→ **Given instruction**: Nothing outside the lines from the one containing "Write a web" through the one containing "const burundiLabelStep = 6;" should be copied, and no pictures either. Copy those lines exactly.

→ **Records to process**:
--- START ---

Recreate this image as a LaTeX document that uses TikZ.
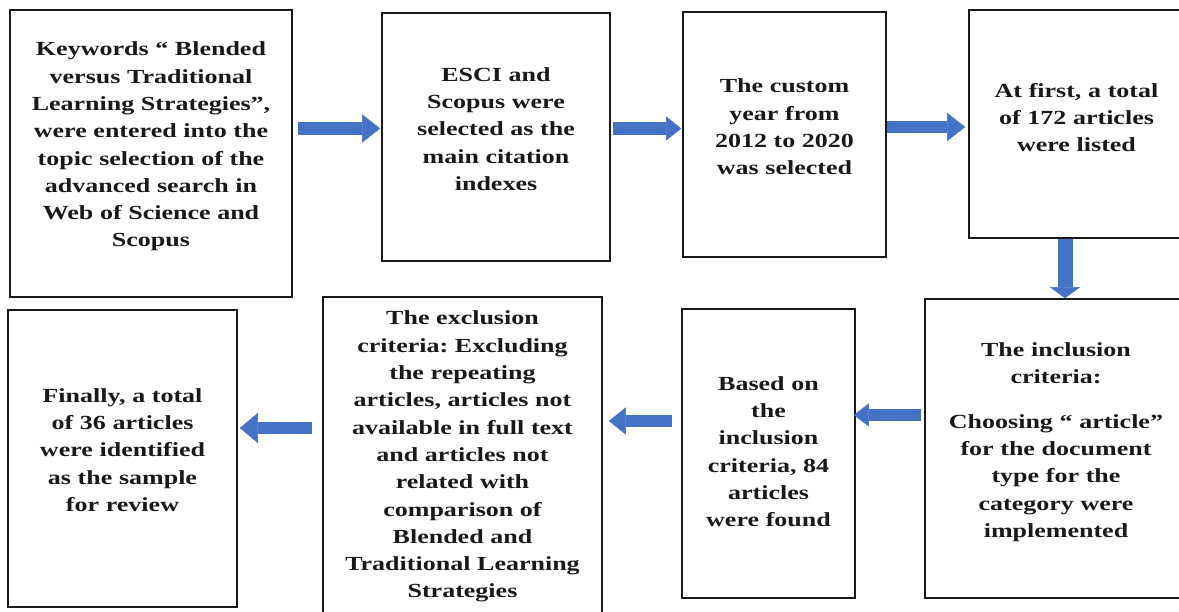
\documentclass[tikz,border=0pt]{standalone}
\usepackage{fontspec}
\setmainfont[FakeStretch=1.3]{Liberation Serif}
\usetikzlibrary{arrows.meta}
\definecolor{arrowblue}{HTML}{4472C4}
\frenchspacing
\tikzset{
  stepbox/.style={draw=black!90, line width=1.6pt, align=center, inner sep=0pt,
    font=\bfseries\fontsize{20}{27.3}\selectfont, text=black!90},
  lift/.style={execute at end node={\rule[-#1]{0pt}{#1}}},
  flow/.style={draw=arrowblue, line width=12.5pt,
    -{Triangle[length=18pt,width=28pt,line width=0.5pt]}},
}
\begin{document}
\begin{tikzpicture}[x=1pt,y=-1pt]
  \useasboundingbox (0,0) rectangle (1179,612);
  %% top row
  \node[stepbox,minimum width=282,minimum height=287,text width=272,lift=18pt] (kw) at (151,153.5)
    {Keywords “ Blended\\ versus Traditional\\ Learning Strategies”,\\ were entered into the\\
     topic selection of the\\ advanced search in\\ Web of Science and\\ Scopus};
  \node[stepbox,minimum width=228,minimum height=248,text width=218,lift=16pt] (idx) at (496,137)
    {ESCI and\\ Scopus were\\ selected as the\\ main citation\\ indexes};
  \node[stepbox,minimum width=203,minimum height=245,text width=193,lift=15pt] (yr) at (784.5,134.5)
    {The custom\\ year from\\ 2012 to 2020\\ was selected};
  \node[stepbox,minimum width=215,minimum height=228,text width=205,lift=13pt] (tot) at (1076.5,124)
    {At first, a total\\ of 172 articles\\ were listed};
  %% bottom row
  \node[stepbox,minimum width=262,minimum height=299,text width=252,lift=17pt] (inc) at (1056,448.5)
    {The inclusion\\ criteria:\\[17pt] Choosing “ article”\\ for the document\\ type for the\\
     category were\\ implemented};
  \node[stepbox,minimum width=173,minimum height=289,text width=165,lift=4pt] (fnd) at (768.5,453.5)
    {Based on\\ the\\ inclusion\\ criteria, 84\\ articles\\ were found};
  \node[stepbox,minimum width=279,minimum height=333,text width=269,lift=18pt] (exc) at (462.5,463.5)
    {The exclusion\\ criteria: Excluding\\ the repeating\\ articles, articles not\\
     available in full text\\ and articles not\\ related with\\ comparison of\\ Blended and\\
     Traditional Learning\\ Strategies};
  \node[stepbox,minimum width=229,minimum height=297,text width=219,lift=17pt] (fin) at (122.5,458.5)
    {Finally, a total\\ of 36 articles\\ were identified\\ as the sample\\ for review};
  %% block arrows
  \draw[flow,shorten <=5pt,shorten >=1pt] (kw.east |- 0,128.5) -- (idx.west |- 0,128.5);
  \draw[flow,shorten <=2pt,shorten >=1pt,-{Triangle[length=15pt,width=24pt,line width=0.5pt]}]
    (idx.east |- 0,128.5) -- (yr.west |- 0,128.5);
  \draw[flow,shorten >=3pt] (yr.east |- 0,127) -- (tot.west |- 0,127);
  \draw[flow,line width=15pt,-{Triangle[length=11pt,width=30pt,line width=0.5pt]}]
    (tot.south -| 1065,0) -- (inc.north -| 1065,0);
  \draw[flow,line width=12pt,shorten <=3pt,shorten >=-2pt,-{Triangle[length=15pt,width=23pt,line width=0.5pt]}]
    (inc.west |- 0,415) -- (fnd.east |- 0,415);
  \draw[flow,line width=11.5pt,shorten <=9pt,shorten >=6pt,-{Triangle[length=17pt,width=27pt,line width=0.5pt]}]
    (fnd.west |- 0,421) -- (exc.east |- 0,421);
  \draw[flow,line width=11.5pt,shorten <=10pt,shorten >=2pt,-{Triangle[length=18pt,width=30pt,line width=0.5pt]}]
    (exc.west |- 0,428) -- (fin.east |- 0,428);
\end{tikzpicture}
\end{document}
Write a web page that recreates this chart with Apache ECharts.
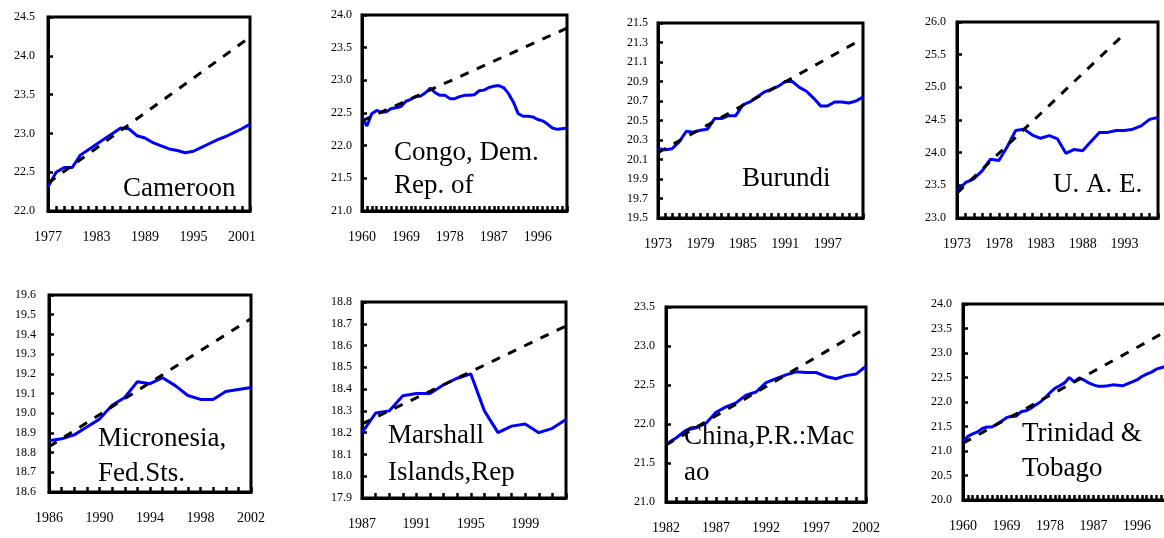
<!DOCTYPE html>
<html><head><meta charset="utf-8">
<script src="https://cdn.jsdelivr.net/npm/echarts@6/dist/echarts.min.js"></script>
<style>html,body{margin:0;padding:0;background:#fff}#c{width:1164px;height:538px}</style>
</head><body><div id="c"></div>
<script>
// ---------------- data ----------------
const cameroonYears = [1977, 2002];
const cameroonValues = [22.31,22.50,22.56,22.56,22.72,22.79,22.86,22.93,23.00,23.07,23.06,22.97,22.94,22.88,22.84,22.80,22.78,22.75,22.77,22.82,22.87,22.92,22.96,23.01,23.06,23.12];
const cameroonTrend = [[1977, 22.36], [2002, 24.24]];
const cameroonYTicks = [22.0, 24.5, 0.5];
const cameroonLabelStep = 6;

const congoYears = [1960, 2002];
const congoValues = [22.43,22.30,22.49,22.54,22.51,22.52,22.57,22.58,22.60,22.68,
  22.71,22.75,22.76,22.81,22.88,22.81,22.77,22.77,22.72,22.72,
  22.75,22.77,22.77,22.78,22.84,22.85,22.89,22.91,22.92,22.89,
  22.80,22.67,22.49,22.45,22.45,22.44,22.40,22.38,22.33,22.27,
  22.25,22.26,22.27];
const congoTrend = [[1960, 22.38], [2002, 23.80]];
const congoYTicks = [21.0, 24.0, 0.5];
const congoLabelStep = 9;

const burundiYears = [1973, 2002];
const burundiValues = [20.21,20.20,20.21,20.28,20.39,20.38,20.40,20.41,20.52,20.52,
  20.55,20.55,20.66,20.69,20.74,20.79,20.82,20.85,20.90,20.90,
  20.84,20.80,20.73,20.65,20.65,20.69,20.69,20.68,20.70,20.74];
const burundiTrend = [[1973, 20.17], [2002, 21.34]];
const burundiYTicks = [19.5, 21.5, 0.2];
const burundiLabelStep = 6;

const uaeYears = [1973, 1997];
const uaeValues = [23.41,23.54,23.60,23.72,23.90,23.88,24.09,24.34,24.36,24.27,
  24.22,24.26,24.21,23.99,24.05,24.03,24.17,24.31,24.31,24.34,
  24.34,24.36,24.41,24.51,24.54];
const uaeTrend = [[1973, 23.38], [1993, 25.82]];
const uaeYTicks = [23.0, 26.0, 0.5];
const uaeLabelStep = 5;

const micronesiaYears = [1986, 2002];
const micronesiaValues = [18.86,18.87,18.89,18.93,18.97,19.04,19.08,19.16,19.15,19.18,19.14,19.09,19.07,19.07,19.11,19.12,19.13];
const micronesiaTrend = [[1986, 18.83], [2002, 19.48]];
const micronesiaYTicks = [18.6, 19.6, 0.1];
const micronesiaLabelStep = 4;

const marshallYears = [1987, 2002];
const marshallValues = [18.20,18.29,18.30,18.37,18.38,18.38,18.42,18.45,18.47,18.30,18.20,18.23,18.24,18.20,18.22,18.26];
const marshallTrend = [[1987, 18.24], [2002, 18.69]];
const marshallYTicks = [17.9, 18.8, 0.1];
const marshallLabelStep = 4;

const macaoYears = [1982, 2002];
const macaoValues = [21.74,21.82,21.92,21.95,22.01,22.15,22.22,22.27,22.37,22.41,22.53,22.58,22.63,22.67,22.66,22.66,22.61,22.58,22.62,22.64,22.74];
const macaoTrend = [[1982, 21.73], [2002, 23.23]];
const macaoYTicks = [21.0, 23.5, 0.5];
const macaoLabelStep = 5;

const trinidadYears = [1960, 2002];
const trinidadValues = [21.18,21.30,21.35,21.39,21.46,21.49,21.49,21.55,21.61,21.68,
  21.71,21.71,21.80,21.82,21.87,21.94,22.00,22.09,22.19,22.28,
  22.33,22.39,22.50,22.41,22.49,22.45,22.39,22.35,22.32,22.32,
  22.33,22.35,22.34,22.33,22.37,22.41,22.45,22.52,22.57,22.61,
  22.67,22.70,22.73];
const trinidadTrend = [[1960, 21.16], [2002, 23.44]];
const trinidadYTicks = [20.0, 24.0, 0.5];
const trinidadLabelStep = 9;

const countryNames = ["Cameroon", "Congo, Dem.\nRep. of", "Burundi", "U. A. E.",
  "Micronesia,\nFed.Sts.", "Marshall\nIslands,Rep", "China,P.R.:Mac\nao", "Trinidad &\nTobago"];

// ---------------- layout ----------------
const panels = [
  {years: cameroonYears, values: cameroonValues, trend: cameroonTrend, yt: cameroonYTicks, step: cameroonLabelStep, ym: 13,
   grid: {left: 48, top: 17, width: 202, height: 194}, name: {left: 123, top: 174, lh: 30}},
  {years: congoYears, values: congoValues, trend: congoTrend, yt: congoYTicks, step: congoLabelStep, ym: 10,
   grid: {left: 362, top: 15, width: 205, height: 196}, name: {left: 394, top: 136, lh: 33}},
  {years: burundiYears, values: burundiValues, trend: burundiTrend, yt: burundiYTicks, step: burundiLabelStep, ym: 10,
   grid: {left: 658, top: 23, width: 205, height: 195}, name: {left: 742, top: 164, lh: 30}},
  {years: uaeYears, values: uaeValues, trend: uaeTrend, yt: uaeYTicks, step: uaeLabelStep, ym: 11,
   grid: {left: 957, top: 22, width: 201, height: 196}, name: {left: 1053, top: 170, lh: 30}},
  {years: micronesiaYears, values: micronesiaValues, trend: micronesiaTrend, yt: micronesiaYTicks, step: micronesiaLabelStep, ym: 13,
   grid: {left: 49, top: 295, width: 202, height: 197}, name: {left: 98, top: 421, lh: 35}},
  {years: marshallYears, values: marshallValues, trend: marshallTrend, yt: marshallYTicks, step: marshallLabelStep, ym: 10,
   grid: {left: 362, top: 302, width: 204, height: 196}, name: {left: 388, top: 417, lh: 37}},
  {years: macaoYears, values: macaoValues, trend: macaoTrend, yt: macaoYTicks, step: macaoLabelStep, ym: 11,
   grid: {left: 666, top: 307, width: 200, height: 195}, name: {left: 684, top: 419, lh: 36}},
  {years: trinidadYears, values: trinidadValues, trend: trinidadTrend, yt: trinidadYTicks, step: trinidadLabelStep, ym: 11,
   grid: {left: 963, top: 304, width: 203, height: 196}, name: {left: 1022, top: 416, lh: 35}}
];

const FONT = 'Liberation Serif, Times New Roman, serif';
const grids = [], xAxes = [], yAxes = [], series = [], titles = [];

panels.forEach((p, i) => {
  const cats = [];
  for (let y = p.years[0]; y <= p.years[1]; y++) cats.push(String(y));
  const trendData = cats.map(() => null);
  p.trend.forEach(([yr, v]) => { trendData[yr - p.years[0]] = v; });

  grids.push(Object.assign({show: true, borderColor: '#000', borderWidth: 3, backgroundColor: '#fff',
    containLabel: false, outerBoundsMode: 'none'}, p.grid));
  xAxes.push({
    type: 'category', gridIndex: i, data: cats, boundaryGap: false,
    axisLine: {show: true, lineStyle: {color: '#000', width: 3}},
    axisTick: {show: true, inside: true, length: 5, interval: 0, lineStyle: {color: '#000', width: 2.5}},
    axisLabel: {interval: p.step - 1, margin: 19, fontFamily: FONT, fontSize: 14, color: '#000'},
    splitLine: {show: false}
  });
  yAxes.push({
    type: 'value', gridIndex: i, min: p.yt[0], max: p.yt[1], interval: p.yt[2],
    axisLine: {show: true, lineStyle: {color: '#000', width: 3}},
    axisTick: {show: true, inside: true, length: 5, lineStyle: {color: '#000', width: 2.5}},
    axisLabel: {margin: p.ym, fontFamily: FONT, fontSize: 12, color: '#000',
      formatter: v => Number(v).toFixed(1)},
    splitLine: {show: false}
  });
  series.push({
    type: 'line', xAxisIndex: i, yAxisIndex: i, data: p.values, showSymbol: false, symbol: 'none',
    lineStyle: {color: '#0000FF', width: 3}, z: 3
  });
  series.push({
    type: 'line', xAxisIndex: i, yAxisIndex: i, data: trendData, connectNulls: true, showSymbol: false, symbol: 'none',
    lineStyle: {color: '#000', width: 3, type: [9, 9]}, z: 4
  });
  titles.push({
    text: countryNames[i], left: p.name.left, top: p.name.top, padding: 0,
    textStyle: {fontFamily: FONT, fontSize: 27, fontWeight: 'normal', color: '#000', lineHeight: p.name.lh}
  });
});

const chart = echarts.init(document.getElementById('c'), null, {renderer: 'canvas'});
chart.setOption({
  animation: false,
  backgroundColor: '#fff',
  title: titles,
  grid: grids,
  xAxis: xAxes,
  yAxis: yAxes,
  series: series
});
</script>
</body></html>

--- END ---

→ **Solution to the exercise**:
Write a web page that recreates this chart with Apache ECharts.
<!DOCTYPE html>
<html><head><meta charset="utf-8">
<script src="https://cdn.jsdelivr.net/npm/echarts@6/dist/echarts.min.js"></script>
<style>html,body{margin:0;padding:0;background:#fff}#c{width:1164px;height:538px}</style>
</head><body><div id="c"></div>
<script>
// ---------------- data ----------------
const cameroonYears = [1977, 2002];
const cameroonValues = [22.31,22.50,22.56,22.56,22.72,22.79,22.86,22.93,23.00,23.07,23.06,22.97,22.94,22.88,22.84,22.80,22.78,22.75,22.77,22.82,22.87,22.92,22.96,23.01,23.06,23.12];
const cameroonTrend = [[1977, 22.36], [2002, 24.24]];
const cameroonYTicks = [22.0, 24.5, 0.5];
const cameroonLabelStep = 6;

const congoYears = [1960, 2002];
const congoValues = [22.43,22.30,22.49,22.54,22.51,22.52,22.57,22.58,22.60,22.68,
  22.71,22.75,22.76,22.81,22.88,22.81,22.77,22.77,22.72,22.72,
  22.75,22.77,22.77,22.78,22.84,22.85,22.89,22.91,22.92,22.89,
  22.80,22.67,22.49,22.45,22.45,22.44,22.40,22.38,22.33,22.27,
  22.25,22.26,22.27];
const congoTrend = [[1960, 22.38], [2002, 23.80]];
const congoYTicks = [21.0, 24.0, 0.5];
const congoLabelStep = 9;

const burundiYears = [1973, 2002];
const burundiValues = [20.21,20.20,20.21,20.28,20.39,20.38,20.40,20.41,20.52,20.52,
  20.55,20.55,20.66,20.69,20.74,20.79,20.82,20.85,20.90,20.90,
  20.84,20.80,20.73,20.65,20.65,20.69,20.69,20.68,20.70,20.74];
const burundiTrend = [[1973, 20.17], [2002, 21.34]];
const burundiYTicks = [19.5, 21.5, 0.2];
const burundiLabelStep = 6;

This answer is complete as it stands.